Leeds live favourites The Roustabouts have strong local support and a freshly inked record deal with Guff Records. They formed around six months ago when lead singer Alan Whippet was released from prison following a conviction for aggrevated rape and started writing songs about his favourite pastimes of eating kebabs and reading Nuts magazine.

Their debut single 'Show Us Your Tits Love' is released next week.

4. capitallettersandspacesareforfascists

These fellows hail from hotbed of musical activity Kingston-Upon-Thames, where they quickly attracted a rabid local following sometimes numbering in double figures.

Their debut album, 'We Hate Hitler And That', is due out next month on Strangled Cat Records, and has already drawn comment from the music press for it's bold approach to musical arrangement - consisting as it does of the sound of a fridge being opened and closed for six hours whilst someone hits a fax machine with a spanner in the background. The band are said to be extremely happy with the album's sound, claiming that it 'cuts through all that 'tunes' bullshit' and that it 'captures exactly the feeling of what it's like to be oppressed by a CIA sponsored fascist regime.'

3. Spastics Ahoy!

Hoxton's Spastics Ahoy! are an unusual band - their bass player is none other than lead singer Artemis Cunnylips' great grandfather!

'We thought it'd be a great fucking gimmick,' explains Cunnylips. 'He's had Altzheimers for the last six years and he hasn't got a fucking clue what's going on.'

The band have caused waves with their first single, an instrumental cover of Tina Charles' 'I Love To Love' featuring members of the band listlessly slapping their flaccid cocks against a tabla. It will feature on their self-titled debut album due in the autumn, which will be limited to six copies each of which will be smeared with the faeces of a band member.

2. The Jim Jams

Listening to the Jim Jams' debut album 'We Love Fluffy Bunnies', it's hard to believe that the band (twin sisters Alma and Doris Twee) were just 4 months old when it was recorded!

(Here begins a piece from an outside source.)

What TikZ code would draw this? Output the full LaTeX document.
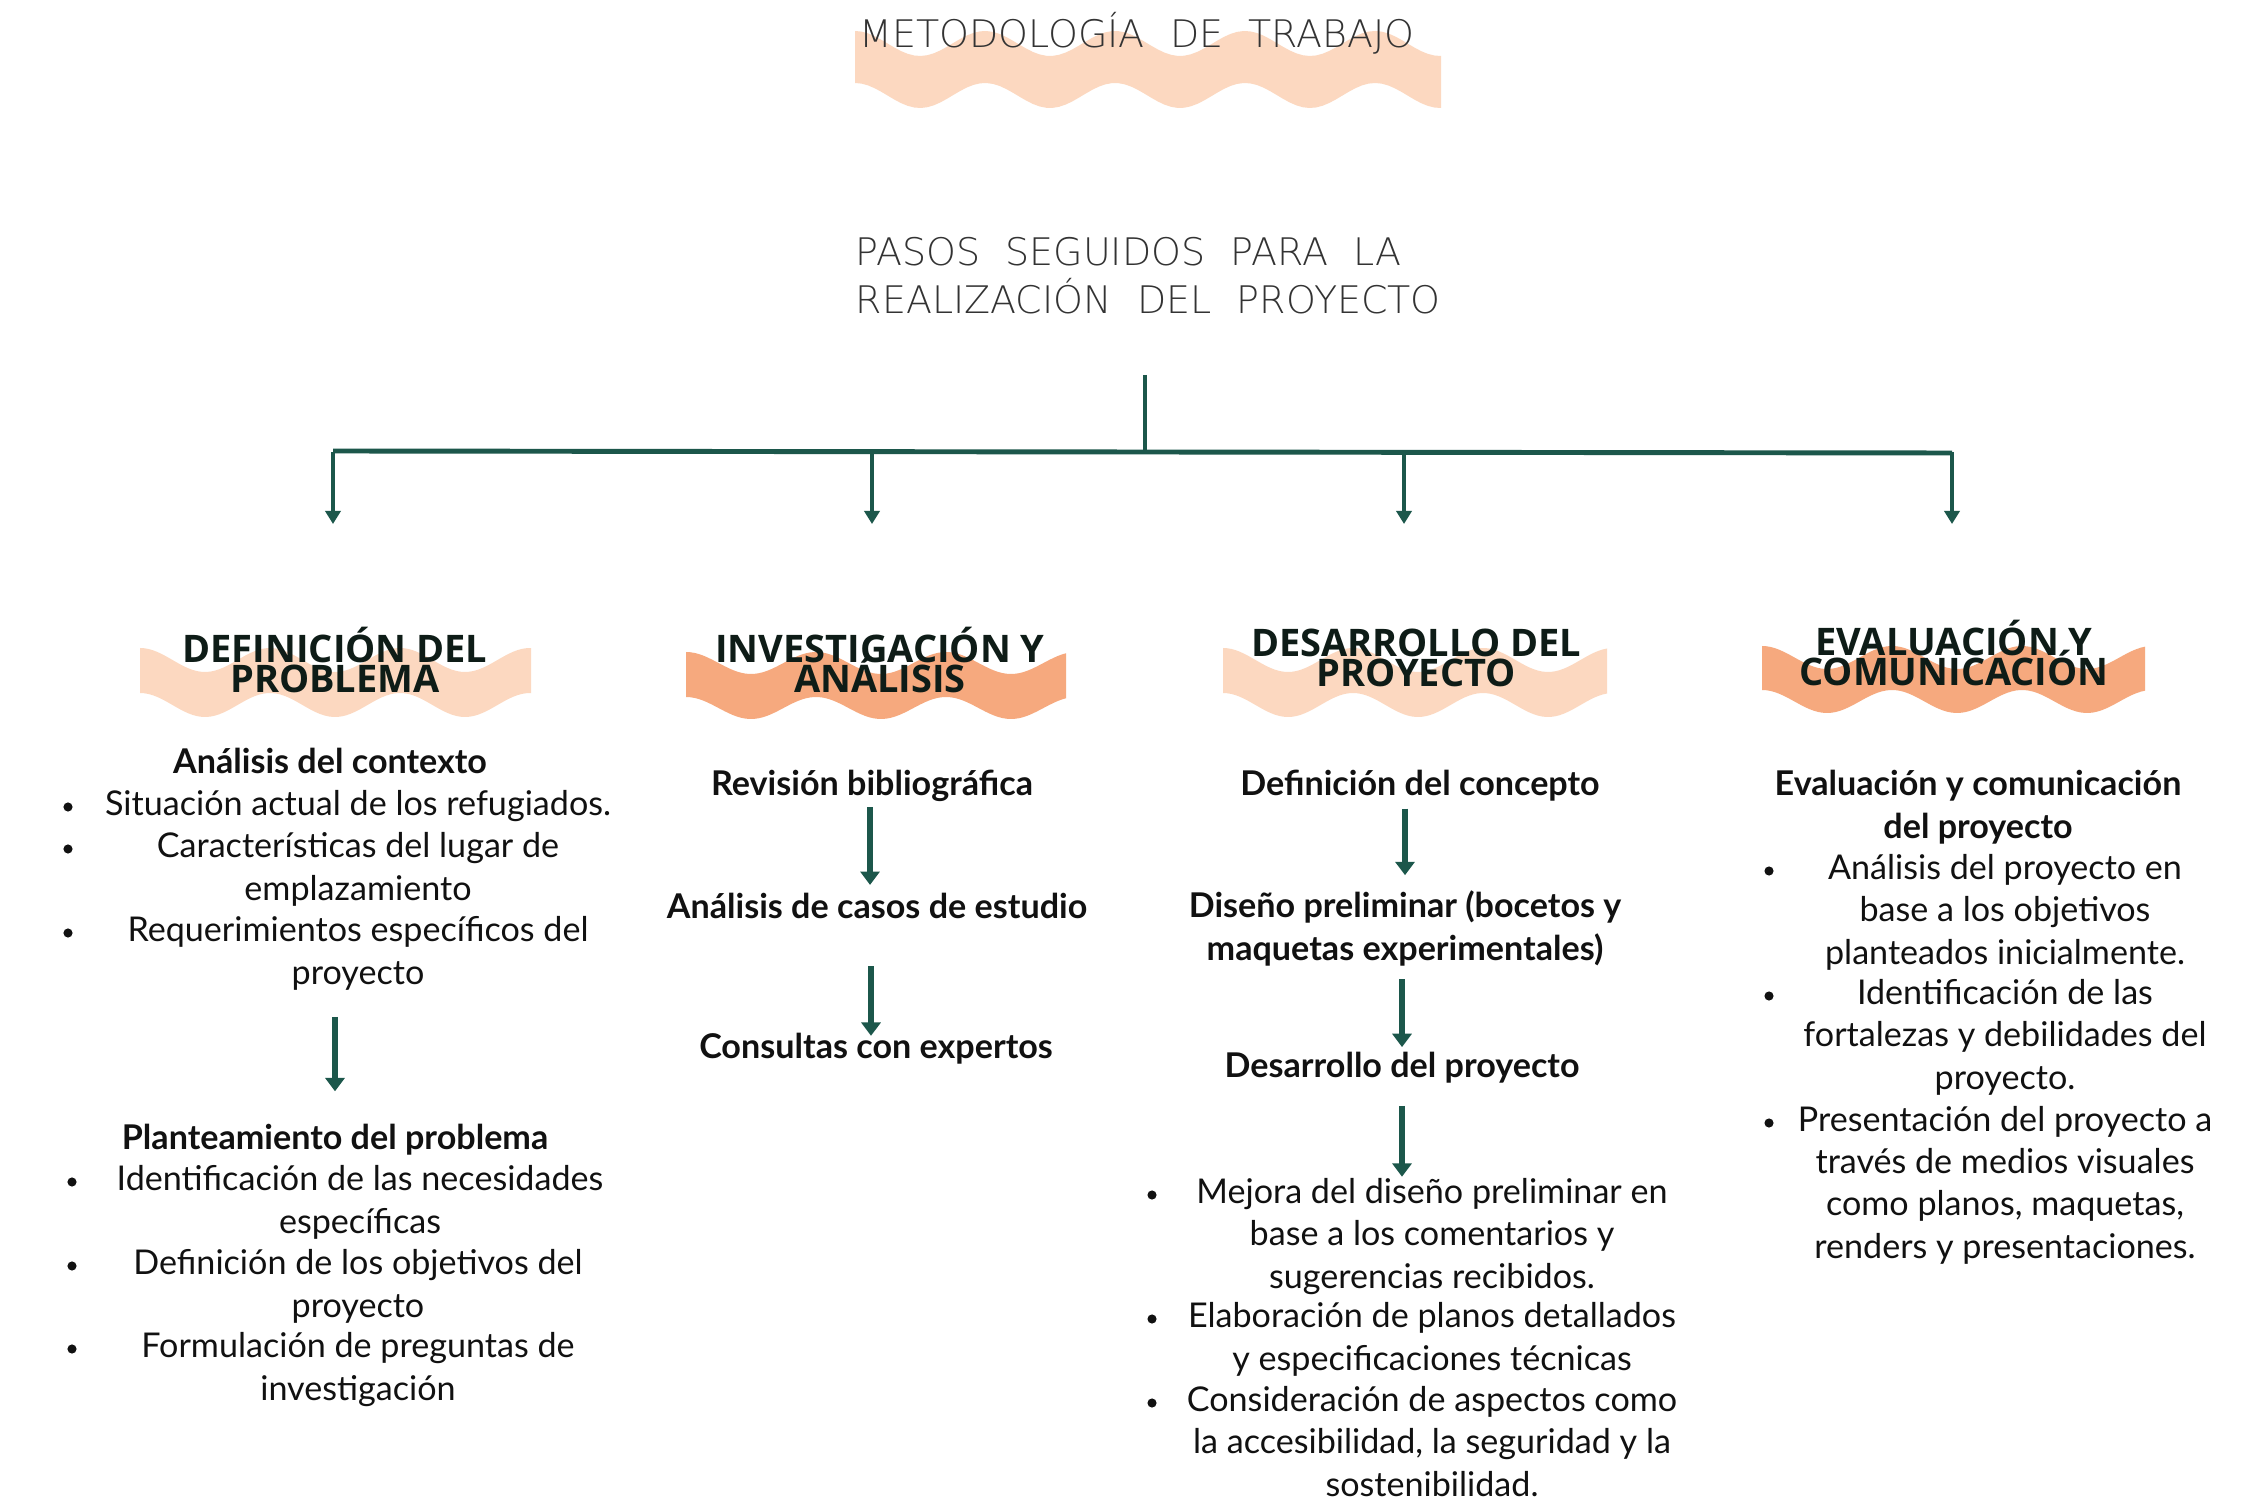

The pair were noted as musical prodigys when their father heard them banging arhymthically at a knackered Bontempi. Just two weeks later the precocious pair were touring the world on the strength of that remarkable debut, but disaster struck when Doris was revealed to have a longstanding crack habit. Now though, aged almost 1, she's off the gear and along with her sister is preparing to unleash sophmore album 'Ponies Are Super' through Laughing Gerbil records.

1. The Filthy Cunts

North London's The Filthy Cunts have only been around for a year, but already are poised for the big time. Lead singer Filthy McDirty, AKA Tarquin Fossington-Smythe, explains how the band came together:

'I'd seen some bands bashing out this shit fucking music and pretending to be on drugs, and they all seemed to be making loads of money. So I thought, we'll have some of that. So we did. All we did was strut around for a week looking like pricks and record labels were falling over themselves to fucking sign us. And the people at the gigs don't know good music from a fucking hole in the ground. Knock out some bollocks with two fucking chords and swig a bit of JD occasionally and they're happy as pigs in shit.

'Basically our fans are stupid twats. We're completely taking the piss'.

And on that note, all that remains is to wish the best of luck to all the bands that made our list! See you again in 2007!